For people who hate eyeglasses or play sports, contact lenses are godsend. They don’t fog up or distort your peripheral vision. And today, there is a lens for almost everyone – even people who need bifocals.
But contact lenses can cause eye damage if you’re not careful. The riskiest are extended-wear lenses. These require little maintenance because they can be worn for seven days straight – day and night. Many doctors advise against them, however, because the less often lenses are cleaned, the greater the risk of irritation and infection. Moreover, wearing contact lenses while sleeping is a potential hazard because the eyes are deprived of oxygen. In fact, those who use extended-wear lenses are up to 10 times more likely to develop corneal ulcers than other contact lens wearers.
Here are some tips when buying contact lenses:
1) Daily-wear lenses, which are removed and cleaned at night, are much safer than extended-wear lenses.
2) People who don’t want the bother of cleaning their lenses can buy daily-wear disposable lenses, which are used once and thrown away. Unlike other lenses, disposables never have the chance to accumulate irritating protein deposits. But they don’t come cheap.

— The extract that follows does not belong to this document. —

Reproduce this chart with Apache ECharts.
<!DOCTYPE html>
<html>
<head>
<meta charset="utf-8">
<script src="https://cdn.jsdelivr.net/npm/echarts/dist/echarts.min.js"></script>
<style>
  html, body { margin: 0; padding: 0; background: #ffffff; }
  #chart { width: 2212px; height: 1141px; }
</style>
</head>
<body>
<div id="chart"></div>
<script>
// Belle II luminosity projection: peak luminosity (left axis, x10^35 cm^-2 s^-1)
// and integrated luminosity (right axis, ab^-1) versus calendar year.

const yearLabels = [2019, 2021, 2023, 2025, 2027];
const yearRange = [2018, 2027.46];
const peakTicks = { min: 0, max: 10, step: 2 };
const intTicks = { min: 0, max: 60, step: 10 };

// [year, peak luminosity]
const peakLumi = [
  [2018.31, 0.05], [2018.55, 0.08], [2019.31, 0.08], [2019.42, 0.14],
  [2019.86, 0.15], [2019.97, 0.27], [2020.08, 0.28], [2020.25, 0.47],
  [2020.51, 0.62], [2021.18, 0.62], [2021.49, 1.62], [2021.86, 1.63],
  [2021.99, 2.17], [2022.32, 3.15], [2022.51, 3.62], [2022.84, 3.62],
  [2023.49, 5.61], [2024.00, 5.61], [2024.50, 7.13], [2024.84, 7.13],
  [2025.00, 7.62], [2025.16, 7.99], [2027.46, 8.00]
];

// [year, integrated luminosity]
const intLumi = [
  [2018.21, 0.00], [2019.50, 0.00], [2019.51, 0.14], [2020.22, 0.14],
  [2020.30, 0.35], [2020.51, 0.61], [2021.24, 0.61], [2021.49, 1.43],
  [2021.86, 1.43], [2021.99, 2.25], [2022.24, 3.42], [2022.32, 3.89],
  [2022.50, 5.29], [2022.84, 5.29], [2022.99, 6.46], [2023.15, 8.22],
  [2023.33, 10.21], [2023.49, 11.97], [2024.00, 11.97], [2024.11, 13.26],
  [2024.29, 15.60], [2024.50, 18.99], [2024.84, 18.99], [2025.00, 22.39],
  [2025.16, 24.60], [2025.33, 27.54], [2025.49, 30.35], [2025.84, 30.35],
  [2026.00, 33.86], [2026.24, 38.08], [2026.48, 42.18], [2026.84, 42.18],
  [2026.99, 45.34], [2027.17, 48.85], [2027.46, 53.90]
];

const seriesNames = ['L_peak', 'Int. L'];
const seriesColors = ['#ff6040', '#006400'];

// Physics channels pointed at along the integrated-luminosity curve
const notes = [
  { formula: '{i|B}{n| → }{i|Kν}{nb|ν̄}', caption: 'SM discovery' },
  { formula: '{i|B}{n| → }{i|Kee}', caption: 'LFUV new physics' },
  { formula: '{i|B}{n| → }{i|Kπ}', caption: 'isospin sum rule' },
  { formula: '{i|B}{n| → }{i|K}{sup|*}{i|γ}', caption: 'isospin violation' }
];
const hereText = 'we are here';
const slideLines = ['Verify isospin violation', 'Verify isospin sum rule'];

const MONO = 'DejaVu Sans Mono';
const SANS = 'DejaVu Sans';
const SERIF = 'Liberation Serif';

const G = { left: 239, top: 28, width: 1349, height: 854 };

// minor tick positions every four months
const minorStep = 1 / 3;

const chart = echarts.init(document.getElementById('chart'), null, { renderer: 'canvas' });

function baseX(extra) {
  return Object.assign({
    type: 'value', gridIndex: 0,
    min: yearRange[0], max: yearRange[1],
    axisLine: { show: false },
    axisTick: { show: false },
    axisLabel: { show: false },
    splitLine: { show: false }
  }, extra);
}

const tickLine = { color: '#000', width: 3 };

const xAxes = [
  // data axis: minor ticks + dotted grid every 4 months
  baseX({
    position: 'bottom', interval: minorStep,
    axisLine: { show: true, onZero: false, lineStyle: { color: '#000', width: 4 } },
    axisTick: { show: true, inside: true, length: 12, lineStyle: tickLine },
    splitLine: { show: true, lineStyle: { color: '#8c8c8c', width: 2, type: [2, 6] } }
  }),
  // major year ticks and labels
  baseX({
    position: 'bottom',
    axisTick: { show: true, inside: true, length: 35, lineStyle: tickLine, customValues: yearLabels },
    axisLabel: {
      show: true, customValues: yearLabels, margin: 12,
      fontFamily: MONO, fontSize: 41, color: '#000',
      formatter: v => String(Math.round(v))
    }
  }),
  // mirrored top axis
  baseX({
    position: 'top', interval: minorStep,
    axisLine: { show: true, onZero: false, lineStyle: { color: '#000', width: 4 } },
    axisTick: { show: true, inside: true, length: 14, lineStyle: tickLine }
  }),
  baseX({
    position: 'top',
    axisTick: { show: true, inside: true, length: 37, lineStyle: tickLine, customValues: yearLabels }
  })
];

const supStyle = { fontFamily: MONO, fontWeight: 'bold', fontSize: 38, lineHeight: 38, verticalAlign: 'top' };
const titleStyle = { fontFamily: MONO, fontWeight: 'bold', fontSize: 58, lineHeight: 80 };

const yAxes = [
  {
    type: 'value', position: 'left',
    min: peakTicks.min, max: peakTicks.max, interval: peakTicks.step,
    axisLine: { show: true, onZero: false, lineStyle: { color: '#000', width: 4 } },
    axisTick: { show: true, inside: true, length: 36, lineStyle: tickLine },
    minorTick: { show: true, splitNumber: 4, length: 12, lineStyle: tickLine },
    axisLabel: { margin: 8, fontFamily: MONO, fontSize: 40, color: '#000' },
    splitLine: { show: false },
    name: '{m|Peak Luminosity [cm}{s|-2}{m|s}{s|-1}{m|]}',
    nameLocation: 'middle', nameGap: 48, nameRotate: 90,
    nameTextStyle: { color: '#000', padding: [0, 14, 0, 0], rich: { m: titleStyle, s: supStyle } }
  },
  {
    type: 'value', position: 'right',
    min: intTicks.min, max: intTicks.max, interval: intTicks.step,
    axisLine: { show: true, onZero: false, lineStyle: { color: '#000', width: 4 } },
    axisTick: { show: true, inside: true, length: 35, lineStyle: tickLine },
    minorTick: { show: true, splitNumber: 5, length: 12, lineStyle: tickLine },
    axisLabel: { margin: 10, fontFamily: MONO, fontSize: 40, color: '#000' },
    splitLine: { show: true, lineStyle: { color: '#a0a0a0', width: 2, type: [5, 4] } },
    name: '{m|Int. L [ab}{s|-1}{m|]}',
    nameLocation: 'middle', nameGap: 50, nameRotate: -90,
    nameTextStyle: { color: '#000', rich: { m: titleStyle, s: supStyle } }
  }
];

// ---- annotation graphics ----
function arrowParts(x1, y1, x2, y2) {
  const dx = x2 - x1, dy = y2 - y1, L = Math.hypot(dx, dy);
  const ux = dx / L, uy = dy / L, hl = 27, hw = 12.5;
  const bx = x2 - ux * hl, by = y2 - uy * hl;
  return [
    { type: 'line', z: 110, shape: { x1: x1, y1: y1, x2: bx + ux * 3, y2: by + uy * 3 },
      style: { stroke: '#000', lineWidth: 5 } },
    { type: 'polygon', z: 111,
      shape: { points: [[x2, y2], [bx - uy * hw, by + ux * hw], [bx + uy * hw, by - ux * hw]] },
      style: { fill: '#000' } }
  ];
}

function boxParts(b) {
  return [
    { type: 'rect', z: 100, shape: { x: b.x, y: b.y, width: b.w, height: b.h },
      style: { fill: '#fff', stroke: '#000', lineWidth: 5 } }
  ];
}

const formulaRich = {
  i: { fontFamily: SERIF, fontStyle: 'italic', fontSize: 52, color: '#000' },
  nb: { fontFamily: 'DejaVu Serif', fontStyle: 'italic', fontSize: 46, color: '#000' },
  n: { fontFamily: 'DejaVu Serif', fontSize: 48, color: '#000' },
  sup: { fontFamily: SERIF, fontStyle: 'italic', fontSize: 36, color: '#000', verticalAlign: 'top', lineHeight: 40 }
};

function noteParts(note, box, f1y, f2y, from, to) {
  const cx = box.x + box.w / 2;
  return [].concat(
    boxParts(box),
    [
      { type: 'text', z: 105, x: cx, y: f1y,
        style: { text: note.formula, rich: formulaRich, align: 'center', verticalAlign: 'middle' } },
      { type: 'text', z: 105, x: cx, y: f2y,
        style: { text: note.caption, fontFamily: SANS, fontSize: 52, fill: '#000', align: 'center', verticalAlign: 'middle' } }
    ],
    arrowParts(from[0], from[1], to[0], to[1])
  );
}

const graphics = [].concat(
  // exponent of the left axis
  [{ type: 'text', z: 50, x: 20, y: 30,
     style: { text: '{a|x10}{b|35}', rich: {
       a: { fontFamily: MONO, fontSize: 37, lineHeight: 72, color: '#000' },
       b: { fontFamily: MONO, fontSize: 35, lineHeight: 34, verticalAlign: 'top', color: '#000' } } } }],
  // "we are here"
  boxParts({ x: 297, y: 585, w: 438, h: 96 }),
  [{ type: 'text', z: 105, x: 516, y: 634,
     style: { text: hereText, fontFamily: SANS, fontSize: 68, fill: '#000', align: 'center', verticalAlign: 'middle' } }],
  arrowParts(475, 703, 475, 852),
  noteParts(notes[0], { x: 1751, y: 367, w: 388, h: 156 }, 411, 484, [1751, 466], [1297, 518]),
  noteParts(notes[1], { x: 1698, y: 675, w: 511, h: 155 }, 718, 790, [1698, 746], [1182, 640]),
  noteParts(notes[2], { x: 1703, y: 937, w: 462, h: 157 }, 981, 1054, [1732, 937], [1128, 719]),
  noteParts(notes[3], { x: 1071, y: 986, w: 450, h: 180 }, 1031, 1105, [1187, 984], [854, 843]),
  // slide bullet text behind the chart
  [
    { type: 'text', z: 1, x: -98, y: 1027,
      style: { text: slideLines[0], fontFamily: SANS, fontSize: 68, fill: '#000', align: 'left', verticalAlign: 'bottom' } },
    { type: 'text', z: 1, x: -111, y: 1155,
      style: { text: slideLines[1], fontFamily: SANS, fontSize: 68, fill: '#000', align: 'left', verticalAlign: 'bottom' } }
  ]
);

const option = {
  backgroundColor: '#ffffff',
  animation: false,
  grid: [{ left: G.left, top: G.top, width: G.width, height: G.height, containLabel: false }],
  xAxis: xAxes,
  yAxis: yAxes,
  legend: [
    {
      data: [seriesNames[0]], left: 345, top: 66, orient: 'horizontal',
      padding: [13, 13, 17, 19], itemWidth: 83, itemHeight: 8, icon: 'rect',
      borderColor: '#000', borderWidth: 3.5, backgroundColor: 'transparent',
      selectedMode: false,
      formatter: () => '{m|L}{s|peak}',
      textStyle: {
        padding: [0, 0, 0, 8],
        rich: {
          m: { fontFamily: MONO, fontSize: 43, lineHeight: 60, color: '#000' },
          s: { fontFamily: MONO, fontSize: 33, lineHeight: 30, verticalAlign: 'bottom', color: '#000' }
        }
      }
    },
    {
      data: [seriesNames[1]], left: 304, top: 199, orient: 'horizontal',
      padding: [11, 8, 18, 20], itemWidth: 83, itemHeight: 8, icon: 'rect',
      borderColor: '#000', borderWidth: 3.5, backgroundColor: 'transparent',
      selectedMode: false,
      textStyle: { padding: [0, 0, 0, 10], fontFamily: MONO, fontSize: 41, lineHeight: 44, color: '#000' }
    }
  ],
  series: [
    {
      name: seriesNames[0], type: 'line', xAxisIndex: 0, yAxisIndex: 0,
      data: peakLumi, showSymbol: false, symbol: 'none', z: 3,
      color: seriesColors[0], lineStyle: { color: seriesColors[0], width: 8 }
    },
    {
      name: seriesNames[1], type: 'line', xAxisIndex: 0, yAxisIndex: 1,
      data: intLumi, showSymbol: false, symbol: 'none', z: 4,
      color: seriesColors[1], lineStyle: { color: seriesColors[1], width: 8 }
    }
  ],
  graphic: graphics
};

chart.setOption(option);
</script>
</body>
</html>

3) Another type – rigid gas-permeable (RGP) lenses – last longer, offer crisper vision, and correct more vision problems (including severe astigmatism) than soft lenses and may even slow the progression of near-sightedness. But they require a longer break-in period.
4) A proper fit is crucial when buying contacts. Make sure you see an experienced eye-care specialist who allows unlimited follow-up visits because you may need to try several brands before finding one that is comfortable.
5) Avoid discount stores; they tend to sell poor-quality lenses and seldom offer comprehensive follow-up care.
6) Inquire about contacts with ultraviolet (UV) protection. They absorb and neutralize UV rays, which can contribute to the formation of cataracts.
The key to wearing lenses safely is keeping them clean. Follow these precautions:
– Wash your hands before touching lenses.
– Keep the case clean and replace it often.
– Use only the prescribed cleaning solutions.
– Never clean contacts with distilled water, homemade saline solution, tap water, or saliva. Organisms in these media can cause serious infection or even blindness.
– Don’t overwear your lenses. Wearing the lenses too long deprives the cornea of oxygen and may impair your vision.
– Unless you have extended-wear lenses, never wear your contacts while sleeping.
If you experience pain, redness, blurry vision, sticky secretions, or light sensitivity, stop wearing the lenses and see your eye-care specialist immediately. Your eyesight may be damaged permanently if you delay.